著者
渡部 峻 近藤 雄一郎 竹田 唯史 山本 敬三
出版者
北翔大学北方圏生涯スポーツ研究センター
雑誌
北翔大学北方圏生涯スポーツ研究センター年報 (ISSN:21852049)
巻号頁・発行日
vol.9, pp.1-6, 2018

本研究の目的は,2018年平昌パラリンピックでのバイアロン・シットスキー競技の順位成績の決定要因について検討することと,スキー滑走速度とポーリング動作との関係を明らかにすることとした。被験者は,平昌パラリンピックで女子6kmのバイアロン・シットスキー競技に参加した15名とし,公式記録とスキー滑走動作のビデオを用いて分析を行った。

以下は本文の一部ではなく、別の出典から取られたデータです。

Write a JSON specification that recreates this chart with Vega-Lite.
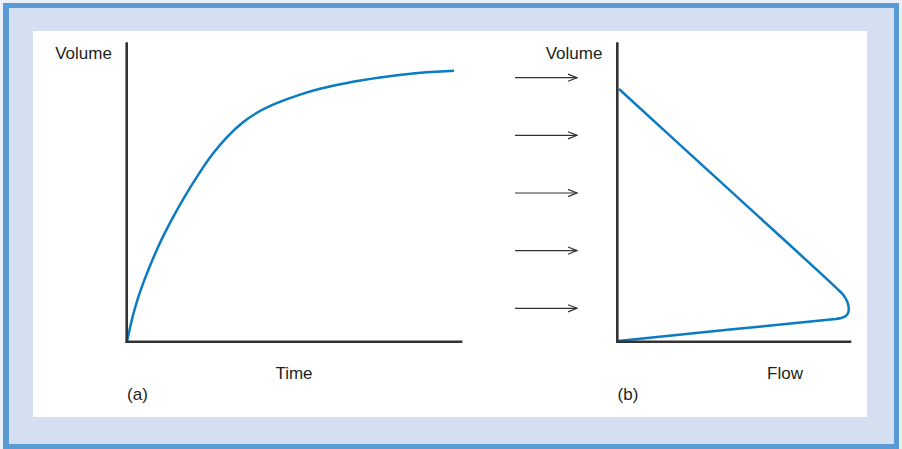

公式記録から順位成績と射撃のミスショット数を求め,ビデオ分析から各選手の相対的な滑走速度とポーリング頻度を求めた。統計処理では,スピアマンの順位相関分析を用いて,順位成績と滑走速度,射撃のミスショット数およびポーリング頻度との相関関係をそれぞれ分析した。滑走速度とポーリング頻度の相関関係ではピアソンの積率相関分析を用いた。また,滑走速度やポーリング頻度のラップ間の差を調べるために,一元配置分散分析と多重比較検定を用いた。すべての統計処理の有意水準は5%未満とした。結果,順位成績と平均滑走速度(rs = -0.5951, p<0.05)および射撃のミスショット数(rs = 0.5874,p<0.05)の間にそれぞれ有意な相関関係が認められた。成績上位選手は射撃のミスショット数が少なかったことから,射撃技術が高いことが,上位選手の特徴であると考えられた。次に,平坦地での滑走速度とポーリング頻度との間には有意な相関関係は認められなかった。最終ラップでは,ポーリング頻度は有意に増加したが,相対滑走速度に有意差は認められなかった。この結果から,最終ラップではポーリング頻度を増加させて,疲労によるポーリングの推進力低下を補ったことが示唆された。